On the day before the moving van came to pick up our stuff, I had tripped over a box and smashed my nose into another box, removing several layers of skin. (One of the worst things you can do to a blind gal is scatter boxes around and rearrange the furniture.) The bridge of my nose was bloody and my eyes somewhat dark underneath. On the day of the move I had been helping Jerry, the driver, take apart our platform bed. While I was unscrewing one rail, Jerry unexpectedly loosened the footboard which fell heavily on my left arm. Now, a week later, I had a raised bruise the size of a grapefruit on my upper arm. In my cut-off shorts, a myriad of bruises were apparent on my thighs and shins. I definitely looked like someone who needed to be slipped a number for a safe house. I tried to explain but just gave up. Now I understood the polite lack of eye contact. Later I told Keith that I should have said: “Listen, if I don’t get home with this 6-pack before 10 am I don’t know what he’ll do!”
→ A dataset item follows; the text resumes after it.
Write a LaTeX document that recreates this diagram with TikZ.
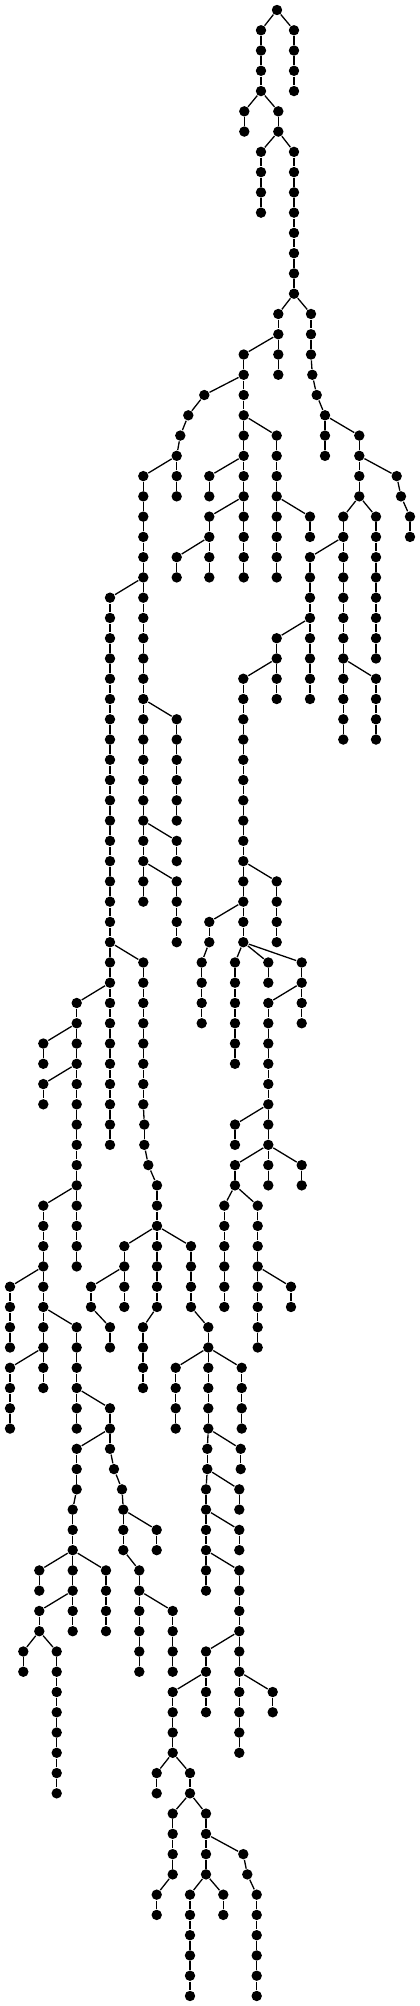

A week later when the movers arrived, I showed my bruise to Jerry. One of his helpers said, "Oh, thank God. Because I was thinking, 'I sure hope she doesn't have an abusive husband.'"
Some thoughts on our new house:
Downside: It really is uphill both ways. Seriously. Can’t get anywhere without going up (and down, of course) a couple of hills. This is especially fun while pushing 70 lbs of toddler in a stroller to which I’ve tied several bags of groceries while also wearing a backpack full of the ‘heavy stuff.’
Upside: Stairmaster, schmairmaster!
Downside: After any excursion into the humidity I return home looking as if I just stepped out of the shower.
Upside: Any hint of wave or texture in my hair is fully activated. The result: slightly less than straight hair!
Downside: The house smells like old people and something else I can’t quite place.
Upside: I never thought the scent of a bag of dirty diapers would smell like ‘home.’ And the incense has arrived.
Upside: Thunderstorms. Okay, the mosquitoes aren’t responsible for the thunderstorms, but you kind of have to have one to get the other.
More upsides: Lots of room, a big back yard, Keith’s brother and his family are a couple of blocks away.
Major upside: Although he is working long hours and is occasionally frustrated, Keith is energized and invigorated by his new job at the White House. He feels like he can truly do good for people who don’t have a voice otherwise and that is motivating, especially on the days when he misses cuddly time with the boys.
Overall, we are getting settled and adjusted. I am excited that I will have room to make art again and the boys are excited about everything—especially that they will get to see snow this year. They have invented 4 imaginary friends. DeeDee (a girl), DoDo (a grown-up), Sorrow (a round dog), and Cherry (a….cherry). I don’t think they actually know what the word sorrow means but it did take me aback. Maybe they’ve been reading John Irving? On the other hand, they call Saturday ‘Sorrowday’ so maybe the round dog is actually named Satur. Or, as Liz pointed out, perhaps his name is Satyr and that could mean a host of other problems!